En 1946, l’ancienne commune de Sièges est rattachée à celle de Viry sous le statut de “section de commune”. Le village va “vivoter” pendant une cinquantaine d’années.
Lorsque ma maman Françoise (elle avait 22ans) est revenue au village, quelques mois après le drame, la première scène qui l’a vraiment marquée a été de voir la lune à l’intérieur de la maison familliale par la fenêtre béante. “C’était une vision lugubre que l’on oublie pas.”
Les pierres des maisons rendues inutilisables par la forte chaleur qu’elles avaient subie, seront enlevées et les menus restes éparpillés dans le chemin de Dortan. On y trouve encore beaucoup de débris divers (morceaux d’assiettes et de poêles en fonte, de ferrures, des clous etc…)

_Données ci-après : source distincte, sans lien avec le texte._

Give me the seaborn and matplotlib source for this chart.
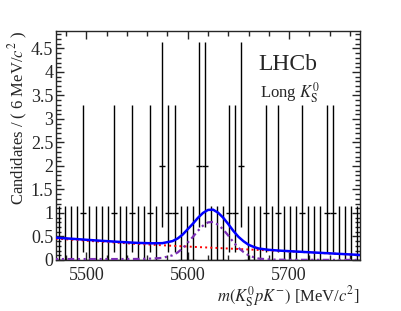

Tout de suite après la guerre, l’Etat fit construire à Sièges, plusieurs chalets “provisoires” pour loger les habitants sans toits. L’un d’eux est encore debout c’est celui de ma tante. Il servi de mairie-école en attendant la reconstruction de l’ancienne, celle que vous voyez sur la photo devant la fontaine et qui avait été brulée. Ma tante a ensuite acheté ce chalet et y vit depuis près de 60 ans.
Ma chère Tatie est décédée le 12 mai 2010. Son terrain a été vendu. Son jardin, ses fleurs, ses arbres ont été détruits. Son chalet a été brûlé le 14 janvier 2014. Certes, il n’était pas beau vu de l’extérieur mais qu’est ce qu’on y était bien et que de merveilleux souvenirs j’en garde.